■ **OBJECTIVE**
Reproduce the material word for word; the images stay out.

■ **RECORD EXTRACTS**
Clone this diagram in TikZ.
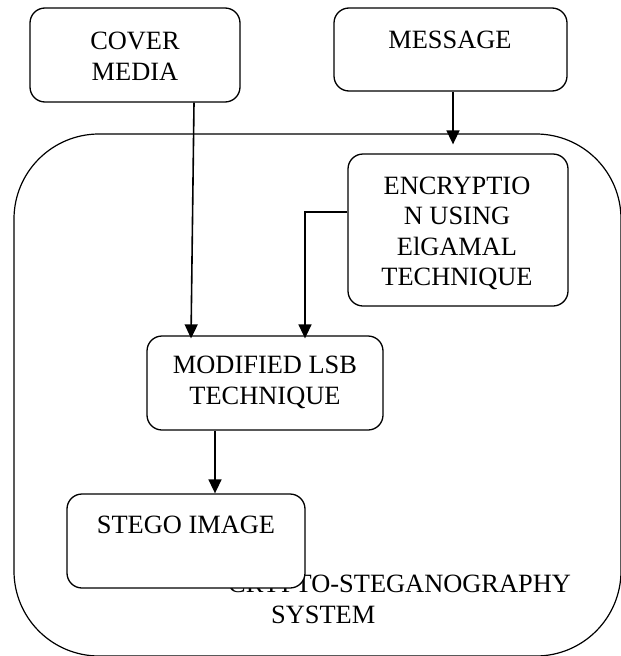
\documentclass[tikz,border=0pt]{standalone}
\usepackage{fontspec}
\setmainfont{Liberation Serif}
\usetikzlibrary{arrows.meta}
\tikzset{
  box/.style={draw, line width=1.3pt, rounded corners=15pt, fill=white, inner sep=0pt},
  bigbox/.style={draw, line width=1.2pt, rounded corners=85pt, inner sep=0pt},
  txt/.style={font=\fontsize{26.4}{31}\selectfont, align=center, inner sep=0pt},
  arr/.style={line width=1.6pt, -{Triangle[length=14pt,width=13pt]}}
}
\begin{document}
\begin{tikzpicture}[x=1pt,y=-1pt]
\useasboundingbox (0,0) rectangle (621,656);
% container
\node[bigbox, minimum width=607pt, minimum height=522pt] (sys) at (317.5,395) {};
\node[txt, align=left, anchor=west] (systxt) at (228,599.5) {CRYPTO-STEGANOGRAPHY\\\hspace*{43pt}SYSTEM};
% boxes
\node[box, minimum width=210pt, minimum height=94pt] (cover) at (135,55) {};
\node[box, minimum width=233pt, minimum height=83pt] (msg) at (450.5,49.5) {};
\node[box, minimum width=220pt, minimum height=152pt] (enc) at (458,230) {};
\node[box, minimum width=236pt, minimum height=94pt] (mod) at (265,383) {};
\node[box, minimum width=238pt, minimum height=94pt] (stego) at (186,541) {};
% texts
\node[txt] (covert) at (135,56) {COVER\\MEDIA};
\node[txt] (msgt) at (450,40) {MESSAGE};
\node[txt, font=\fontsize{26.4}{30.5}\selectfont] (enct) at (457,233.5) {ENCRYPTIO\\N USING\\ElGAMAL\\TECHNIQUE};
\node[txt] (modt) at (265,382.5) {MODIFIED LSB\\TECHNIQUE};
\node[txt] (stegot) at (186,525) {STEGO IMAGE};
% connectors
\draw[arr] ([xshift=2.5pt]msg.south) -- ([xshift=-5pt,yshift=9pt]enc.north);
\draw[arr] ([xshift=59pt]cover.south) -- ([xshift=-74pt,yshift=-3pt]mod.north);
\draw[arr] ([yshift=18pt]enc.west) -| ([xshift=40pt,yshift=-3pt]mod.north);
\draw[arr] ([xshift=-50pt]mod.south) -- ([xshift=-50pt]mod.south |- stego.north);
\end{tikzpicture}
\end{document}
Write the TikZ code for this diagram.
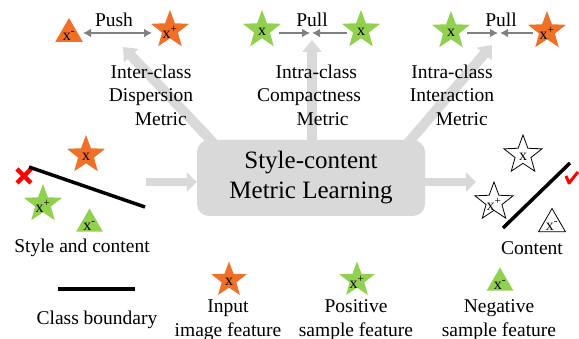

■ **THE REPLY**
Clone this diagram in TikZ.
\documentclass[tikz,border=0pt]{standalone}
\usepackage{fontspec}
\setmainfont{Liberation Serif}
\usetikzlibrary{arrows.meta}
\tikzset{
  box/.style={draw, line width=1.3pt, rounded corners=15pt, fill=white, inner sep=0pt},
  bigbox/.style={draw, line width=1.2pt, rounded corners=85pt, inner sep=0pt},
  txt/.style={font=\fontsize{26.4}{31}\selectfont, align=center, inner sep=0pt},
  arr/.style={line width=1.6pt, -{Triangle[length=14pt,width=13pt]}}
}
\begin{document}
\begin{tikzpicture}[x=1pt,y=-1pt]
\useasboundingbox (0,0) rectangle (621,656);
% container
\node[bigbox, minimum width=607pt, minimum height=522pt] (sys) at (317.5,395) {};
\node[txt, align=left, anchor=west] (systxt) at (228,599.5) {CRYPTO-STEGANOGRAPHY\\\hspace*{43pt}SYSTEM};
% boxes
\node[box, minimum width=210pt, minimum height=94pt] (cover) at (135,55) {};
\node[box, minimum width=233pt, minimum height=83pt] (msg) at (450.5,49.5) {};
\node[box, minimum width=220pt, minimum height=152pt] (enc) at (458,230) {};
\node[box, minimum width=236pt, minimum height=94pt] (mod) at (265,383) {};
\node[box, minimum width=238pt, minimum height=94pt] (stego) at (186,541) {};
% texts
\node[txt] (covert) at (135,56) {COVER\\MEDIA};
\node[txt] (msgt) at (450,40) {MESSAGE};
\node[txt, font=\fontsize{26.4}{30.5}\selectfont] (enct) at (457,233.5) {ENCRYPTIO\\N USING\\ElGAMAL\\TECHNIQUE};
\node[txt] (modt) at (265,382.5) {MODIFIED LSB\\TECHNIQUE};
\node[txt] (stegot) at (186,525) {STEGO IMAGE};
% connectors
\draw[arr] ([xshift=2.5pt]msg.south) -- ([xshift=-5pt,yshift=9pt]enc.north);
\draw[arr] ([xshift=59pt]cover.south) -- ([xshift=-74pt,yshift=-3pt]mod.north);
\draw[arr] ([yshift=18pt]enc.west) -| ([xshift=40pt,yshift=-3pt]mod.north);
\draw[arr] ([xshift=-50pt]mod.south) -- ([xshift=-50pt]mod.south |- stego.north);
\end{tikzpicture}
\end{document}
Write the TikZ code for this diagram.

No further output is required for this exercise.